Se poniamo come dato di fatto il declino delle forme di partito tradizionale, quali sarebbero, secondo lei, le modalità di organizzazione più consone per la sinistra contemporanea?

Non esiste sinistra senza sfera pubblica; e non esiste sinistra che non si ponga in relazione forte con lo Stato. Non esiste sinistra che aderisca all’ideologia neoliberista della «società degli individui» e della «società liquida», che non veda le terribili e invincibili disuguaglianze che strutturano la società attuale in strati ancora più solidi delle vecchie classi; non esiste sinistra che aderisca all’ideologia della competizione e della valutazione, e della neutralità e inevitabilità del sistema capitalistico.

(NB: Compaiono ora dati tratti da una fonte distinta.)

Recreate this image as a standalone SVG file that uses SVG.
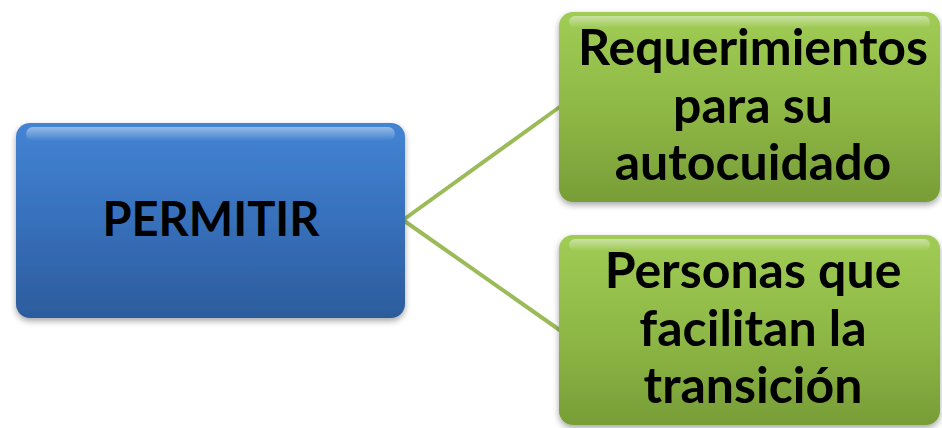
<svg xmlns="http://www.w3.org/2000/svg" width="942" height="428" viewBox="0 0 942 428">
<style>
.lbl{font-family:"Lato","Open Sans","Liberation Sans",sans-serif;font-weight:bold;fill:#000;text-anchor:middle}
.conn{stroke:#9bbb59;stroke-width:4;fill:none}
</style>
<defs>
<linearGradient id="gb" x1="0" y1="0" x2="0" y2="1">
<stop offset="0" stop-color="#4384d4"/>
<stop offset="0.5" stop-color="#3770bb"/>
<stop offset="1" stop-color="#2c5c9c"/>
</linearGradient>
<linearGradient id="gg" x1="0" y1="0" x2="0" y2="1">
<stop offset="0" stop-color="#a0cc55"/>
<stop offset="0.5" stop-color="#8fb946"/>
<stop offset="1" stop-color="#789d37"/>
</linearGradient>
<linearGradient id="hl" x1="0" y1="0" x2="0" y2="1">
<stop offset="0" stop-color="#fff" stop-opacity="0.45"/>
<stop offset="1" stop-color="#fff" stop-opacity="0"/>
</linearGradient>
<filter id="sh" x="-10%" y="-10%" width="120%" height="130%">
<feDropShadow dx="0" dy="3" stdDeviation="3" flood-color="#000" flood-opacity="0.35"/>
</filter>
</defs>
<g id="connectors">
<line class="conn" x1="403" y1="220" x2="561" y2="106"/>
<line class="conn" x1="403" y1="220" x2="561" y2="331"/>
</g>
<g id="node-permitir">
<rect x="16" y="123" width="389" height="195" rx="14" fill="url(#gb)" filter="url(#sh)"/>
<rect x="26" y="127" width="369" height="14" rx="7" fill="url(#hl)"/>
<text class="lbl" x="211" y="236" font-size="47">PERMITIR</text>
</g>
<g id="node-requerimientos">
<rect x="559" y="12" width="381" height="190" rx="14" fill="url(#gg)" filter="url(#sh)"/>
<rect x="569" y="16" width="361" height="12" rx="6" fill="url(#hl)"/>
<text class="lbl" x="753" y="65" font-size="50">Requerimientos</text>
<text class="lbl" x="753" y="123" font-size="50">para su</text>
<text class="lbl" x="753" y="180" font-size="50">autocuidado</text>
</g>
<g id="node-personas">
<rect x="559" y="235" width="381" height="190" rx="14" fill="url(#gg)" filter="url(#sh)"/>
<rect x="569" y="239" width="361" height="12" rx="6" fill="url(#hl)"/>
<text class="lbl" x="753" y="288" font-size="50">Personas que</text>
<text class="lbl" x="753" y="346" font-size="50">facilitan la</text>
<text class="lbl" x="753" y="403" font-size="50">transición</text>
</g>
</svg>
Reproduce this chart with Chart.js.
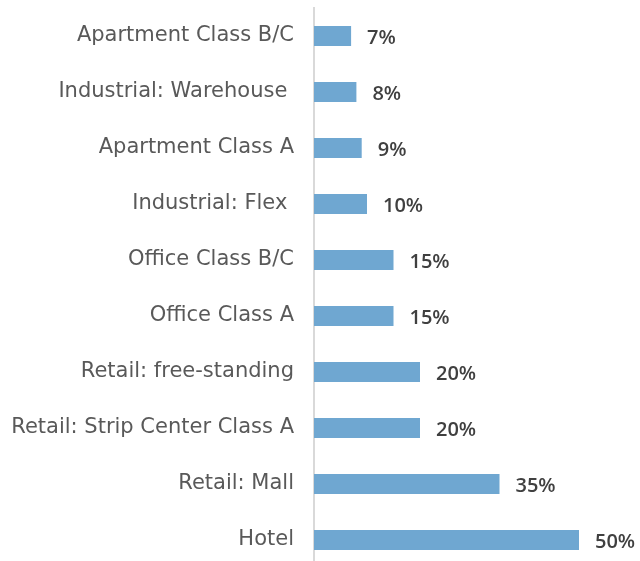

Non esiste sinistra senza una reale, concreta, approfondita capacità di critica e senza una reale spinta ad affermare il proprio linguaggio e la propria lettura della realtà. Non esiste sinistra senza che sia dissipata la tesi che destra e sinistra non esistono più, sostituite dal cleavage sistema/antisistema, civiltà/barbarie. Non esiste, infine, sinistra senza che si acceda anche all’idea di partito organizzato che organizza parti di società, senza sospetti divieti preventivi, senza interessati anatemi, senza compiaciuti scetticismi. La crisi dei partiti è in parte reale e in parte, invece, indotta e narrata dal neoliberismo e dai media mainstream: la leadership solitaria che si rivolge mediaticamente a folle scomposte e occasionali non sarà mai di sinistra. Ciò non significa che i partiti esistenti non possano perire per inadeguatezza, e che nuove formazioni non possano prenderne il posto, come forse in qualche modo sta avvenendo in alcuni Paesi, fra i quali purtroppo non c’è ancora l’Italia. Detto questo, tutto quanto va nella direzione di ripoliticizzare la società è da salutare con favore: ed è necessario dialogare con tutti i soggetti che si formano nella società, al fine di mettere a frutto l’energia di tutti. Quindi partiti e movimenti, forme associative spontanee della società civile e sindacati, tutto è indispensabile per raggiungere l’obiettivo di spezzare solitudine e subalternità, e ricostituire la nervatura politica di una società non rassegnata.